Jesse P. Karlsberg
Jesse P. Karlsberg (project director, editor-in-chief, and technical lead) began developing Sounding Spirit in 2011 as a first-year PhD student in Emory University’s interdisciplinary Institute for the Liberal Arts. While working collaboratively with the Emory Center for Digital Scholarship and Pitts Theology Library to commemorate the centenary of the 1911 publication of Original Sacred Harp, Karlsberg first identified the under-appreciation and inaccessibility of sacred vernacular music books from the late nineteenth and early twentieth centuries. Karlsberg proposed the development of the Readux platform to facilitate access to and research and publishing with digitized books from diverse archival locations. Over the course of his career, Karlsberg’s research has promoted engagement with influential, yet overlooked, collections of American hymnody, with a particular interest in the broad cultural impact of southern vernacular sacred music and its diaspora.
Today, Karlsberg oversees the Sounding Spirit scholarly edition and digital library projects and serves as product owner of Readux. In addition to his robust research portfolio on race and place in vernacular American sacred music, Karlsberg brings more than twenty years of experience as a practitioner of shape-note singing to these roles. Karlsberg entered the shape-note singing world as an undergraduate music major and is today an internationally recognized singer, teacher, composer, and songbook editor in the Sacred Harp tradition.
Meredith Doster (education director, managing editor, and editorial lead) has been supporting the Sounding Spirit initiative since 2018. With a masters degree in Appalachian Studies, the PhD in Religious Studies (American Religious Cultures), and over 15 years professional experience as educator, editor, and curriculum designer, Meredith brings place-based, practitioner-focused, research-driven sensibilities to the Sounding Spirit team and all collaborators. As scholar of American religions, Meredith traces pathways along which personal truths claim gospel-like authority. As practitioner and designer, Meredith wields a multi-modal, interdisciplinary toolkit that shapes Sounding Spirit’s curricular and convening models.
Meredith’s birthright inheritances include the seven-shape white gospel tradition of one Landmark Missionary Baptist Church in Jamestown, Arkansas. In her late childhood, Meredith moved with her family to the former states of East Germany. Meredith roots her work in homeplace geographies that engage people and places displaced and disappeared. As Sounding Spirit’s people and project wrangler, Meredith models commitments to a quality of work that centers relationship. Her work as education lead invites faculty and students across disciplines to engage and share in learning and building together. Meredith’s research trajectory encompasses discreet sacred singing traditions and human universals. She lives and works from her home in Mars Hill, North Carolina, where she curates a professional portfolio of open access projects spanning genres, disciplines, modalities, and sectors. Meredith writes at wordmadelife.com.
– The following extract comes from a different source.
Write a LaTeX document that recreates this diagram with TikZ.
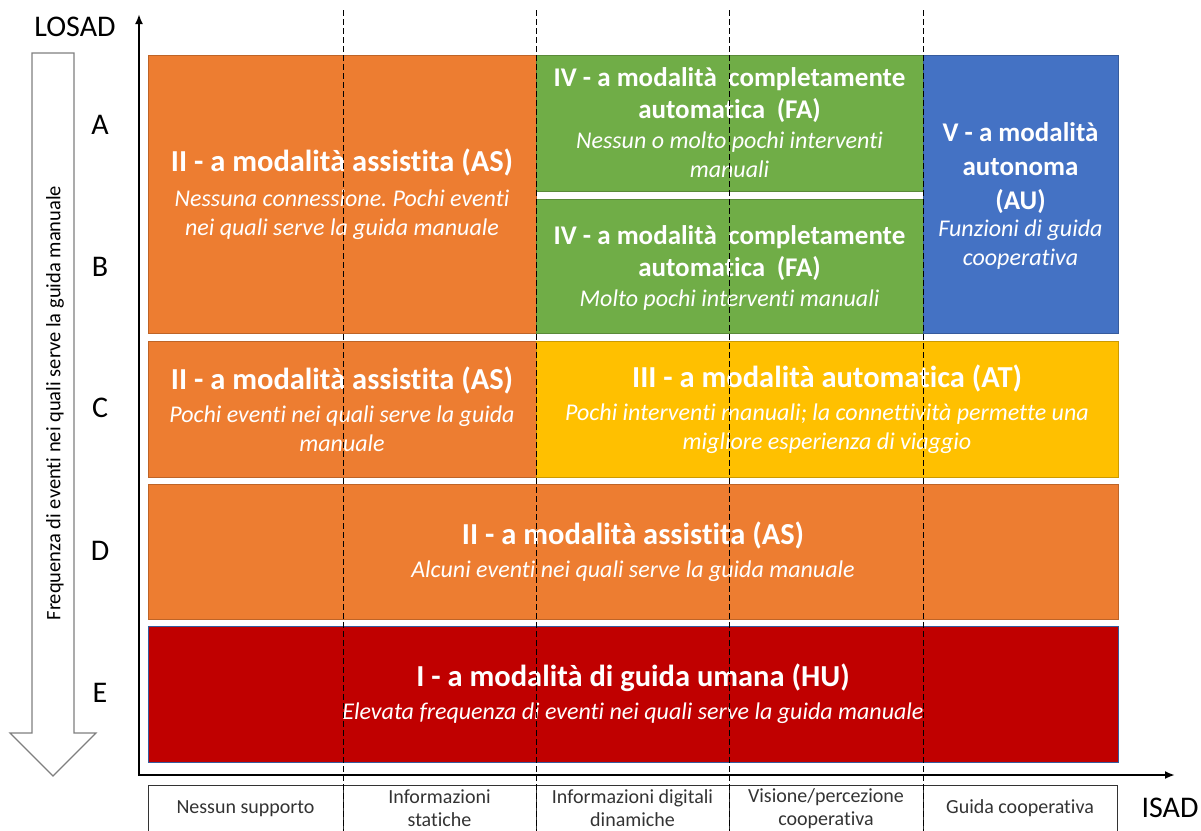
\documentclass[tikz,border=0pt]{standalone}
\usepackage{fontspec}
\setmainfont{Carlito}[Ligatures=NoCommon]
\usepackage{xcolor}
\usetikzlibrary{arrows.meta}
\usetikzlibrary{positioning}
\definecolor{arancio}{HTML}{ED7D31}
\definecolor{verde}{HTML}{70AD47}
\definecolor{blu}{HTML}{4472C4}
\definecolor{giallo}{HTML}{FFC000}
\definecolor{rosso}{HTML}{C00000}
\definecolor{grigio}{HTML}{7F7F7F}
\newcommand{\titolo}[1]{{\bfseries\fontsize{30.5}{33}\selectfont #1}}
\newcommand{\titoletto}[1]{{\bfseries\fontsize{27}{33}\selectfont #1}}
\newcommand{\nota}[1]{{\itshape #1}}
\frenchspacing

\tikzset{
  fascia/.style={fill=#1, draw=#1!80!black, line width=1pt, text=white, align=center,
    inner sep=0pt, outer sep=0pt, anchor=north west, font=\fontsize{24}{29}\selectfont},
  etichetta/.style={draw=black!80, line width=0.8pt, align=center, inner sep=0pt, outer sep=0pt,
    minimum height=47pt, text=black!80, font=\fontsize{20}{23}\selectfont},
  lettera/.style={font=\fontsize{30}{34}\selectfont},
  asse/.style={line width=2.2pt, {Latex[length=10pt,width=8pt]}-{Latex[length=10pt,width=8pt]}},
  guida/.style={line width=1pt, dash pattern=on 6pt off 3pt},
}

\begin{document}
\begin{tikzpicture}[x=1pt, y=-1pt]%
        \useasboundingbox (0,0) rectangle (1201,830);%
        % fasce colorate
        \node[fascia=arancio, minimum width=388pt, minimum height=278pt] (asab) at (148,55)
          {\titolo{II - a modalità assistita (AS)}\\[6pt] \nota{Nessuna connessione. Pochi eventi}\\ \nota{nei quali serve la guida manuale}};%
        \node[fascia=verde, minimum width=387pt, minimum height=136pt, text depth=-6pt] (fa1) at (536,55)
          {\titoletto{IV - a modalità\hspace{0.2em} completamente}\\[3pt] \titoletto{automatica\hspace{0.2em} (FA)}\\[1pt] \nota{Nessun o molto pochi interventi}\\ \nota{manuali}};%
        \node[fascia=verde, minimum width=387pt, minimum height=134pt, text depth=-7pt] (fa2) at (536,199)
          {\titoletto{IV - a modalità\hspace{0.2em} completamente}\\[3pt] \titoletto{automatica\hspace{0.2em} (FA)}\\[1pt] \nota{Molto pochi interventi manuali}};%
        \node[fascia=blu, minimum width=195pt, minimum height=278pt, text depth=-3pt] (au) at (923,55)
          {\titoletto{V - a modalità}\\[5pt] \titoletto{autonoma}\\[5pt] \titoletto{(AU)}\\[-2pt] \nota{Funzioni di guida}\\ \nota{cooperativa}};%
        \node[fascia=arancio, minimum width=388pt, minimum height=136pt] (asc) at (148,341)
          {\titolo{II - a modalità assistita (AS)}\\[4pt] \nota{Pochi eventi nei quali serve la guida}\\ \nota{manuale}};%
        \node[fascia=giallo, minimum width=582pt, minimum height=136pt] (at) at (536,341)
          {\titolo{III - a modalità automatica (AT)}\\[4pt] \nota{Pochi interventi manuali; la connettività permette una}\\ \nota{migliore esperienza di viaggio}};%
        \node[fascia=arancio, minimum width=970pt, minimum height=135pt] (asd) at (148,484)
          {\titolo{II - a modalità assistita (AS)}\\[4pt] \nota{Alcuni eventi nei quali serve la guida manuale}};%
        \node[fascia=rosso, draw=blu!80!black, minimum width=970pt, minimum height=136pt] (hu) at (148,626)
          {\titolo{I - a modalità di guida umana (HU)}\\[4pt] \nota{Elevata frequenza di eventi nei quali serve la guida manuale}};%
        % assi
        \coordinate (o) at (139,775);%
        \coordinate (ytop) at (139,14);%
        \coordinate (xend) at (1175,775);%
        \draw[asse] (ytop) -- (o) -- (xend);%
        \node[lettera] (losad) at (75,27) {LOSAD};%
        \node[lettera] (isad) at (1170,808) {ISAD};%
        \foreach \l/\y in {A/125, B/267, C/408, D/551, E/693}
          \node[lettera] (l\l) at (100,\y) {\l};%
        % freccia frequenza
        \draw[draw=grigio, line width=1.2pt, fill=white] (32,53) -- (74,53) -- (74,733) -- (96,733)
          -- (53,776) -- (10,733) -- (32,733) -- cycle;%
        \node[rotate=90, font=\fontsize{20.5}{24}\selectfont] (freq) at (55,403) {Frequenza di eventi nei quali serve la guida manuale};%
        % etichette ISAD
        \node[etichetta, anchor=north west, minimum width=195pt] (e1) at (148,785) {Nessun supporto};%
        \node[etichetta, minimum width=193pt, right=0pt of e1] (e2) {Informazioni\\statiche};%
        \node[etichetta, minimum width=193pt, right=0pt of e2] (e3) {Informazioni digitali\\dinamiche};%
        \node[etichetta, minimum width=194pt, right=0pt of e3] (e4) {Visione/percezione\\cooperativa};%
        \node[etichetta, minimum width=194pt, right=0pt of e4] (e5) {Guida cooperativa};%
        % linee tratteggiate
        \foreach \x [count=\i] in {343,536,729,923} {
          \coordinate (g\i a) at (\x,10);%
          \coordinate (g\i b) at (\x,835);%
          \draw[guida] (g\i a) -- (g\i b);%
        }
      \end{tikzpicture}
\end{document}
Erin Fulton (music bibliographer and research associate) is a PhD candidate in musicology and ethnomusicology at the University of Kentucky where she directs the Benton Big Singing project for the Louie B. Nunn Center for Oral History. Fulton received her BM in musicology from the University of Kansas with highest distinction. In addition to university teaching, Fulton has served as a library paraprofessional for the University of Kentucky library system, Fort Hays State University, and the Sacred Harp Publishing Company. Her research focuses on Anglo- and German-American sacred music of the early nineteenth century with particular attention to book history, regional identity, and lived religion. She recently completed a term as Society for American Music Student Forum co-chair and presently sits on the archive committee of the International Buster Keaton Society. She was the 2018 American Congregationalist Association–Boston Athenæum fellow and received the best-of-chapter award for her presentation at the 2020 Music Library Association Conference, Southeast.
Sara Palmer (digital text specialist at the Emory Center for Digital Scholarship) has been supporting the Sounding Spirit project since 2019. She received a MA from Emory University in Film and Media studies and has been working actively in the field of digital humanities technology since 2011. Palmer began her career as an encoder for The Complete Prose of T. S. Eliot, a multiyear publication project in which she assumed a managing role. She currently engages with researchers on creating online exhibits, designing databases, generating network visualizations, and performing textual markup and analysis. For the Sounding Spirit project, she is responsible for implementing file management workflows, optical character recognition processes and migrating content to a customized interface.